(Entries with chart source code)

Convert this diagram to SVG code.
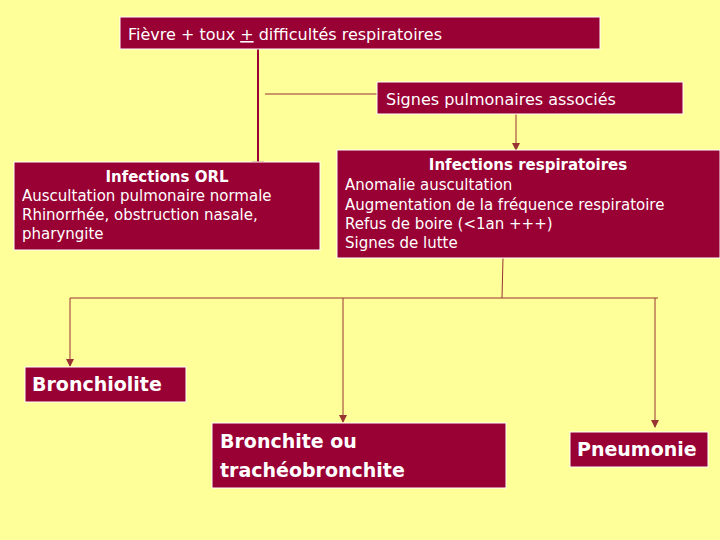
<svg xmlns="http://www.w3.org/2000/svg" width="720" height="540" viewBox="0 0 720 540">
<style>
.b{fill:#990033;stroke:#fff;stroke-width:1}
text{fill:#fff;font-family:"DejaVu Sans","Liberation Sans",sans-serif}
.t{font-size:16px}
.h{font-size:15px;font-weight:bold}
.n{font-size:15px}
.big{font-size:19px;font-weight:bold}
.c{stroke:#993333;stroke-width:1;fill:none}
</style>
<defs><marker id="a" markerWidth="8" markerHeight="8" refX="7" refY="4" orient="auto" markerUnits="userSpaceOnUse"><path d="M0,0L8,4L0,8z" fill="#993333"/></marker></defs>
<rect width="720" height="540" fill="#FFFF99"/>
<g id="connectors">
<line x1="258" y1="48" x2="258" y2="162" stroke="#990033" stroke-width="2"/>
<line x1="252" y1="162" x2="264" y2="162" class="c"/>
<line class="c" x1="265" y1="94" x2="377" y2="94"/>
<line class="c" x1="516" y1="114" x2="516" y2="150" marker-end="url(#a)"/>
<line class="c" x1="503" y1="258" x2="502" y2="298"/>
<line class="c" x1="70" y1="298" x2="658" y2="298"/>
<line class="c" x1="70" y1="298" x2="70" y2="366" marker-end="url(#a)"/>
<line class="c" x1="343" y1="298" x2="343" y2="422" marker-end="url(#a)"/>
<line class="c" x1="655" y1="298" x2="655" y2="427" marker-end="url(#a)"/>
</g>
<g id="n1"><rect class="b" x="120" y="17" width="480" height="32"/><text class="t" x="128" y="40">Fièvre + toux  <tspan text-decoration="underline">+</tspan>  difficultés respiratoires</text></g>
<g id="n2"><rect class="b" x="377" y="82" width="306" height="32"/><text class="t" x="386" y="105">Signes pulmonaires associés</text></g>
<g id="n3"><rect class="b" x="14" y="162" width="306" height="88"/>
<text class="h" x="167" y="182" text-anchor="middle">Infections ORL</text>
<text class="n" x="22" y="201">Auscultation pulmonaire normale</text>
<text class="n" x="22" y="220">Rhinorrhée, obstruction nasale,</text>
<text class="n" x="22" y="239">pharyngite</text></g>
<g id="n4"><rect class="b" x="337" y="150" width="383" height="108"/>
<text class="h" x="528" y="170" text-anchor="middle">Infections respiratoires</text>
<text class="n" x="345" y="190">Anomalie auscultation</text>
<text class="n" x="345" y="210">Augmentation de la fréquence respiratoire</text>
<text class="n" x="345" y="229">Refus de boire (&lt;1an +++)</text>
<text class="n" x="345" y="248">Signes de lutte</text></g>
<g id="n5"><rect class="b" x="25" y="367" width="161" height="35"/><text class="big" x="32" y="391">Bronchiolite</text></g>
<g id="n6"><rect class="b" x="212" y="423" width="294" height="65"/><text class="big" x="220" y="448">Bronchite ou</text><text class="big" x="220" y="477">trachéobronchite</text></g>
<g id="n7"><rect class="b" x="570" y="432" width="138" height="35"/><text class="big" x="577" y="456">Pneumonie</text></g>
</svg>
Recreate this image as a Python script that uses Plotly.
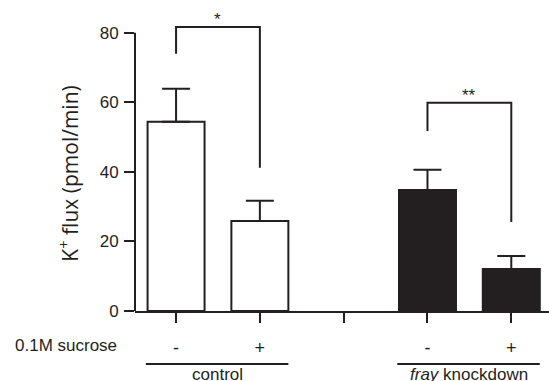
import plotly.graph_objects as go

# Data
positions = [0, 1, 3, 4]
values = [54.4, 25.9, 34.8, 12.1]
errors = [9.5, 5.8, 5.8, 3.7]
fills = ["white", "white", "#231f20", "#231f20"]
tick_positions = [0, 1, 2, 3, 4]
tick_labels = ["-", "+", "", "-", "+"]
y_ticks = [0, 20, 40, 60, 80]

# significance brackets: (x_left, x_right, y_left_bottom, y_top, y_right_bottom, label)
brackets = [
    (0, 1, 74.0, 81.7, 41.2, "*"),
    (3, 4, 51.8, 59.9, 25.6, "**"),
]
groups = [("control", -0.36, 1.34), ("<i>fray</i> knockdown", 2.64, 4.34)]

INK = "#231f20"
FONT = "Arial"

fig = go.Figure()
fig.add_trace(go.Bar(
    x=positions, y=values, width=0.68,
    marker=dict(color=fills, line=dict(color=INK, width=2)),
    error_y=dict(type="data", array=errors, arrayminus=[0]*len(errors),
                 symmetric=False, color=INK, thickness=2, width=14),
    showlegend=False,
))

for xl, xr, yl, yt, yr, lab in brackets:
    fig.add_trace(go.Scatter(x=[xl, xl, xr, xr], y=[yl, yt, yt, yr], mode="lines",
                             line=dict(color=INK, width=2), showlegend=False,
                             hoverinfo="skip"))
    fig.add_annotation(x=(xl+xr)/2, y=yt, text=lab, showarrow=False,
                       yanchor="bottom", yshift=-4, font=dict(size=17, color=INK, family=FONT))

shapes = [dict(type="line", xref="paper", yref="y", x0=0, x1=0, y0=0, y1=80,
               line=dict(color=INK, width=2))]
for lab, x0, x1 in groups:
    shapes.append(dict(type="line", xref="x", yref="paper", x0=x0, x1=x1,
                       y0=-0.173, y1=-0.173, line=dict(color=INK, width=2)))
    fig.add_annotation(x=(x0+x1)/2, xref="x", y=-0.209, yref="paper", text=lab,
                       showarrow=False, yanchor="middle",
                       font=dict(size=17, color=INK, family=FONT))

fig.add_annotation(x=-0.0386, xref="paper", y=-0.114, yref="paper", text="0.1M sucrose",
                   showarrow=False, xanchor="right", yanchor="middle",
                   font=dict(size=17, color=INK, family=FONT))
fig.add_annotation(x=-0.161, xref="paper", y=0.45, yref="paper",
                   text="K<sup>+</sup> flux (pmol/min)", textangle=-90,
                   showarrow=False, xanchor="center", yanchor="middle",
                   font=dict(size=21, color=INK, family="Open Sans"))

fig.update_layout(
    width=549, height=381,
    margin=dict(l=135, r=0, t=5, b=70),
    plot_bgcolor="white", paper_bgcolor="white",
    shapes=shapes,
    font=dict(family=FONT, color=INK),
    xaxis=dict(range=[-0.49, 4.45], tickvals=tick_positions, ticktext=tick_labels,
               showline=True, linecolor=INK, linewidth=2, ticks="outside",
               ticklen=10, tickwidth=2, tickcolor=INK, showgrid=False, zeroline=False,
               tickfont=dict(size=18, color=INK), ticklabelstandoff=9),
    yaxis=dict(range=[0, 88], tickvals=y_ticks, showline=False, ticks="outside",
               ticklen=10, tickwidth=2, tickcolor=INK, showgrid=False, zeroline=False,
               tickfont=dict(size=17, color=INK), ticklabelstandoff=2),
)
fig.write_html("out.html", post_script="document.body.style.margin='0';",
               config={"displayModeBar": False})
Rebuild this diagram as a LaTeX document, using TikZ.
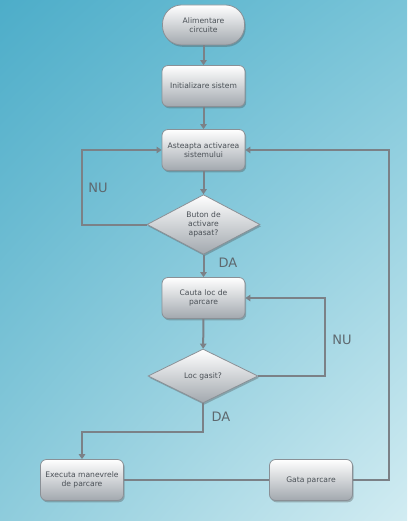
\documentclass[tikz,border=0pt]{standalone}
\usepackage{fontspec}
\setmainfont{DejaVu Sans}
\usetikzlibrary{shapes.geometric,shadows,shadings,arrows.meta}
\definecolor{bgTL}{HTML}{4DADC9}
\definecolor{bgTR}{HTML}{79C4D8}
\definecolor{bgBL}{HTML}{8ECCDC}
\definecolor{bgBR}{HTML}{D2ECF2}
\definecolor{boxbot}{HTML}{A2A8AE}
\definecolor{boxline}{HTML}{8A9096}
\definecolor{txt}{HTML}{4A5056}
\definecolor{conn}{HTML}{7B8187}
\definecolor{lbl}{HTML}{5E686E}
\tikzset{
  shadowed/.style={drop shadow={shadow xshift=1.2pt,shadow yshift=-1.8pt,opacity=0.35,fill=black!70}},
  box/.style={draw=boxline, line width=0.8pt, rounded corners=6pt, top color=white, bottom color=boxbot,
    minimum width=83pt, minimum height=41pt, align=center, text=txt, inner sep=1pt,
    font=\fontsize{7.6}{9.5}\selectfont, shadowed},
  stadium/.style={box, rounded corners=19pt, minimum width=82pt, minimum height=40pt},
  decision/.style={diamond, draw=boxline, line width=0.8pt, top color=white, bottom color=boxbot,
    inner sep=0pt, align=center, text=txt, font=\fontsize{7.6}{9}\selectfont, shadowed},
  conn/.style={draw=conn, line width=2pt},
  arr/.style={conn, -{Triangle[width=6.5pt,length=5pt]}},
  lab/.style={text=lbl, font=\fontsize{13}{15}\selectfont}
}
\begin{document}
\begin{tikzpicture}[x=1pt,y=-1pt]
\shade[upper left=bgTL, upper right=bgTR, lower left=bgBL, lower right=bgBR] (0,0) rectangle (407,521);
\useasboundingbox (0,0) rectangle (407,521);

\node[stadium] (alim) at (203.5,25) {Alimentare\\circuite};
\node[box] (init) at (203.5,86) {Initializare sistem};
\node[box] (ast) at (203.5,150) {Asteapta activarea\\sistemului};
\node[decision, minimum width=113pt, minimum height=55pt] (d1) at (203.5,224.5) {Buton de\\activare\\apasat?};
\node[box] (cauta) at (203.5,298) {Cauta loc de\\parcare};
\node[decision, minimum width=110pt, minimum height=54pt] (d2) at (203,376) {Loc gasit?};
\node[box] (exec) at (82,480) {Executa manevrele\\de parcare};
\node[box] (gata) at (311,480) {Gata parcare};

\coordinate (c1) at (82,224.5);
\coordinate (c2) at (325,376);
\coordinate (c3) at (203,432);
\coordinate (c4) at (389,480);

\draw[arr] (alim) -- (init);
\draw[arr] (init) -- (ast);
\draw[arr] (ast) -- (d1);
\draw[arr] (d1) -- (cauta);
\draw[arr] (cauta) -- (d2);
\draw[arr] (d1.west) -- (c1) |- (ast.west);
\draw[arr] (d2.east) -- (c2) |- (cauta.east);
\draw[arr] (d2.south) -- (c3) -| (exec.north);
\draw[conn] (exec.east) -- (gata.west);
\draw[arr] (gata.east) -- (c4) |- (ast.east);

\node[lab] (nu1) at (98,188) {NU};
\node[lab] (da1) at (228,263) {DA};
\node[lab] (nu2) at (342,340) {NU};
\node[lab] (da2) at (221,417) {DA};
\end{tikzpicture}
\end{document}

- EXERCISE INSTRUCTIONS: What's needed is an exact copy of the lines above from the one with "Recreate this image" through the one with "y_ticks = [0, 20, 40, 60, 80]", both included; the pictures stay out.

- SOLVED EXERCISE:
Recreate this image as a Python script that uses Plotly.
import plotly.graph_objects as go

# Data
positions = [0, 1, 3, 4]
values = [54.4, 25.9, 34.8, 12.1]
errors = [9.5, 5.8, 5.8, 3.7]
fills = ["white", "white", "#231f20", "#231f20"]
tick_positions = [0, 1, 2, 3, 4]
tick_labels = ["-", "+", "", "-", "+"]
y_ticks = [0, 20, 40, 60, 80]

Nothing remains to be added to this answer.